The Department of Science and Innovation (DSI) has awarded R8-million in seed funding to the University of the Witwatersrand (Wits) to implement Phase 1 of the South African Quantum Technology Initiative (SA QuTI). Wits had already set up its own WitsQ quantum research initiative and is the designated host, administrator and funds manager for SA QuTI.
“This initial grant from the DSI is received with deep gratitude,” acknowledged Wits Research Development director Dr Robin Drennan. “Quantum technologies offer a new frontier of research and innovation, and this grant shows a clear and confident vision expressed by the Department.”

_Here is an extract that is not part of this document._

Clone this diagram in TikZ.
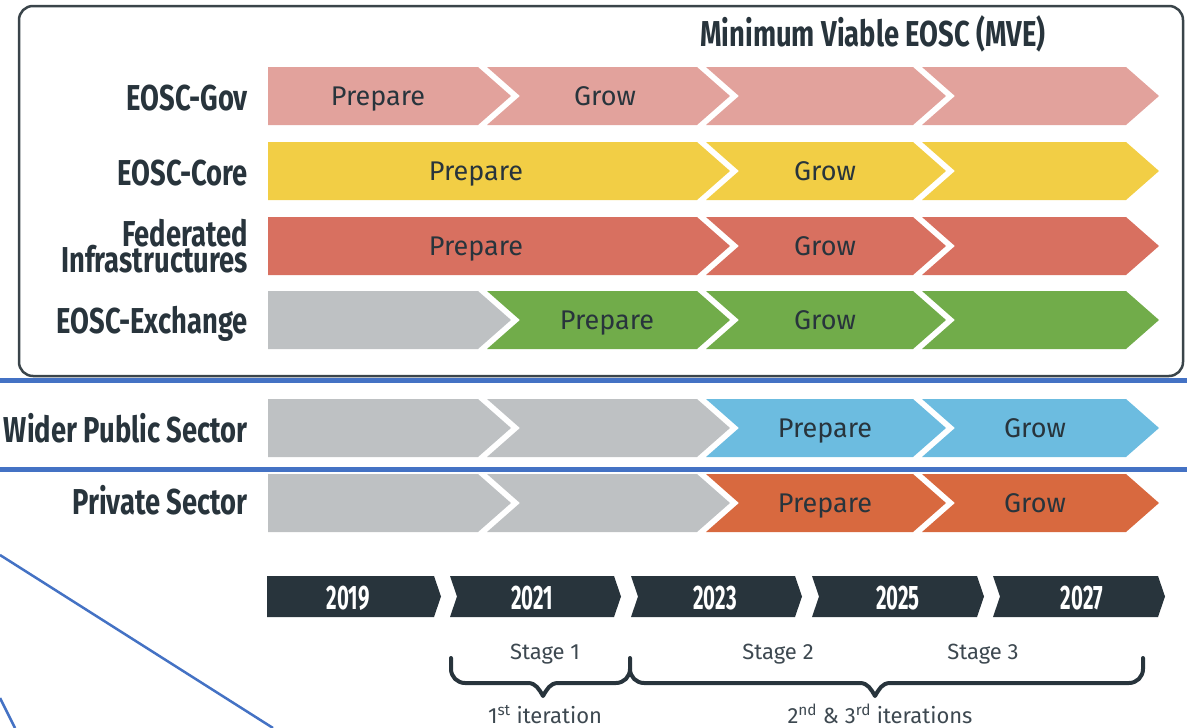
\documentclass[tikz,border=0pt]{standalone}
\usepackage{fontspec}
\setmainfont{Fira Sans}
\newfontfamily\condfont[FakeStretch=0.76]{Fira Sans}
\newfontfamily\yearfont[FakeStretch=0.6]{Fira Sans}
\definecolor{pinkc}{HTML}{E2A29C}
\definecolor{yellowc}{HTML}{F2CE45}
\definecolor{redc}{HTML}{D87060}
\definecolor{greenc}{HTML}{71AC4A}
\definecolor{grayc}{HTML}{BEC1C3}
\definecolor{bluec}{HTML}{6CBCE0}
\definecolor{orangec}{HTML}{D8693F}
\definecolor{darkc}{HTML}{28343C}
\definecolor{linec}{HTML}{4472C4}
\definecolor{boxc}{HTML}{3A444A}
% #1 L, #2 R, #3 yc, #4 half height, #5 tip depth, #6 notch depth, #7 colour
\newcommand{\seg}[7]{\fill[#7] (#1,#3-#4) -- (#2,#3-#4) -- (#2+#5,#3) -- (#2,#3+#4) -- (#1,#3+#4) -- (#1+#6,#3) -- cycle;}
\tikzset{
  lab/.style={font=\condfont\bfseries\fontsize{36}{36}\selectfont, text=darkc, inner sep=0pt},
  ph/.style={font=\fontsize{27}{27}\selectfont, text=darkc, inner sep=0pt, anchor=base},
  yr/.style={font=\yearfont\bfseries\fontsize{34}{34}\selectfont, text=white, inner sep=0pt, anchor=base},
  st/.style={font=\fontsize{22}{22}\selectfont, text=darkc!90, inner sep=0pt},
  bracestyle/.style={draw=darkc, line width=4pt, line cap=round, line join=round},
  blueline/.style={draw=linec},
  frame/.style={draw=boxc, line width=2.5pt, rounded corners=14pt}
}
\begin{document}
\begin{tikzpicture}[x=1pt,y=-1pt]
\useasboundingbox (0,0) rectangle (1187,728);
% frame
\draw[frame] (19,6) rectangle (1183,376);
\node[lab, anchor=base] (mve) at (873,46) {Minimum Viable EOSC (MVE)};
% EOSC-Gov
\seg{268}{478}{96}{29}{33}{0}{pinkc}
\seg{487}{697}{96}{29}{33}{33}{pinkc}
\seg{706}{913}{96}{29}{33}{33}{pinkc}
\seg{922}{1126}{96}{29}{33}{33}{pinkc}
% EOSC-Core
\seg{268}{697}{171}{29}{33}{0}{yellowc}
\seg{706}{913}{171}{29}{33}{33}{yellowc}
\seg{922}{1126}{171}{29}{33}{33}{yellowc}
% Federated
\seg{268}{697}{246}{29}{33}{0}{redc}
\seg{706}{913}{246}{29}{33}{33}{redc}
\seg{922}{1126}{246}{29}{33}{33}{redc}
% Exchange
\seg{268}{478}{320}{29}{33}{0}{grayc}
\seg{487}{697}{320}{29}{33}{33}{greenc}
\seg{706}{913}{320}{29}{33}{33}{greenc}
\seg{922}{1126}{320}{29}{33}{33}{greenc}
% Wider public
\seg{268}{478}{428}{29}{33}{0}{grayc}
\seg{487}{697}{428}{29}{33}{33}{grayc}
\seg{706}{913}{428}{29}{33}{33}{bluec}
\seg{922}{1126}{428}{29}{33}{33}{bluec}
% Private
\seg{268}{478}{503}{29}{33}{0}{grayc}
\seg{487}{697}{503}{29}{33}{33}{grayc}
\seg{706}{913}{503}{29}{33}{33}{orangec}
\seg{922}{1126}{503}{29}{33}{33}{orangec}
% row labels
\node[lab, anchor=base east] (lgov) at (248,110) {EOSC-Gov};
\node[lab, anchor=base east] (lcore) at (248,185) {EOSC-Core};
\node[lab, anchor=base east] (lfed) at (248,246) {Federated};
\node[lab, anchor=base east] (lfed2) at (248,272) {Infrastructures};
\node[lab, anchor=base east] (lexch) at (248,333) {EOSC-Exchange};
\node[lab, anchor=base east] (lwider) at (248,442) {Wider Public Sector};
\node[lab, anchor=base east] (lpriv) at (248,514) {Private Sector};
% phase texts
\node[ph] (gp) at (378,105) {Prepare};
\node[ph] (gg) at (605,105) {Grow};
\node[ph] (cp) at (476,180) {Prepare};
\node[ph] (cg) at (825,180) {Grow};
\node[ph] (fp) at (476,255) {Prepare};
\node[ph] (fg) at (825,255) {Grow};
\node[ph] (ep) at (607,329) {Prepare};
\node[ph] (eg) at (825,329) {Grow};
\node[ph] (wp) at (825,437) {Prepare};
\node[ph] (wg) at (1035,437) {Grow};
\node[ph] (pp) at (825,512) {Prepare};
\node[ph] (pg) at (1035,512) {Grow};
% blue lines
\coordinate (b1l) at (0,380.5); \coordinate (b1r) at (1187,380.5);
\coordinate (b2l) at (0,469.5); \coordinate (b2r) at (1187,469.5);
\coordinate (d1a) at (0,555); \coordinate (d1b) at (273,728);
\coordinate (d2a) at (0,698); \coordinate (d2b) at (15,728);
\draw[blueline, line width=5pt] (b1l) -- (b1r);
\draw[blueline, line width=5pt] (b2l) -- (b2r);
\draw[blueline, line width=2.5pt] (d1a) -- (d1b);
\draw[blueline, line width=2.5pt] (d2a) -- (d2b);
% years
\seg{267}{434}{596.5}{20.5}{7}{0}{darkc}
\seg{450}{614}{596.5}{20.5}{7}{7}{darkc}
\seg{631}{795}{596.5}{20.5}{7}{7}{darkc}
\seg{812}{977}{596.5}{20.5}{7}{7}{darkc}
\seg{993}{1158}{596.5}{20.5}{7}{7}{darkc}
\node[yr] (y19) at (348,609) {2019};
\node[yr] (y21) at (532,609) {2021};
\node[yr] (y23) at (715,609) {2023};
\node[yr] (y25) at (898,609) {2025};
\node[yr] (y27) at (1082,609) {2027};
% braces
\draw[bracestyle] (451,658) -- (451,669) to[out=-90,in=180] (465,683) -- (528,683) to[out=0,in=120] (543,696) to[out=60,in=180] (558,683) -- (616,683) to[out=0,in=-90] (630,669) -- (630,658);
\draw[bracestyle] (630,669) to[out=-90,in=180] (644,683) -- (860,683) to[out=0,in=120] (875,696) to[out=60,in=180] (890,683) -- (1129,683) to[out=0,in=-90] (1143,669) -- (1143,658);
% stage texts
\node[st] (s1) at (545,654) {Stage 1};
\node[st] (s2) at (778,654) {Stage 2};
\node[st] (s3) at (983,654) {Stage 3};
\node[st, anchor=base] (i1) at (545,723) {1\textsuperscript{st} iteration};
\node[st, anchor=base] (i2) at (880,723) {2\textsuperscript{nd} \& 3\textsuperscript{rd} iterations};
\end{tikzpicture}
\end{document}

The purpose of SA QuTI, approved by the DSI earlier this year, is to facilitate the creation in the country of a globally-competitive quantum technology research environment. It will be a national endeavour, involving Wits and four other South African universities (Stellenbosch University, the University of KwaZulu-Natal, the Cape Peninsula University of Technology and the University of Zululand), with the quantum computing infrastructure being provided by the country’s Centre for High-Performance Computing.
“The objective is to move South Africa into a quantum future where government, industry and academia work together for the development and deployment of quantum technologies,” explained Wits School of Physics Structured Light Laboratory director and WitsQ director Distinguished Professor Andrew Forbes. “It is an exciting time to be in quantum, and I believe that Wits has an important role to play in this field.”
Phase 1 would see the development of quantum technology initiatives at Wits, the Cape Peninsula University of Technology and the University of KwaZulu-Natal, as well as at the National Metrology Institute of South Africa. Some of the Phase 1 funding had already been allocated by the SA QuTI to support pre-identified students – undergraduate, postgraduate, and post-doctoral – from several universities, working on quantum technologies.
The subsequent Phase 2 would be aimed at creating critical research mass in the sector in this country, by setting up senior and emerging research chairs (professorships). It would also aim at developing greater demographic and other diversity in South African quantum technology research as well as establishing new quantum research centres in historically disadvantaged institutions.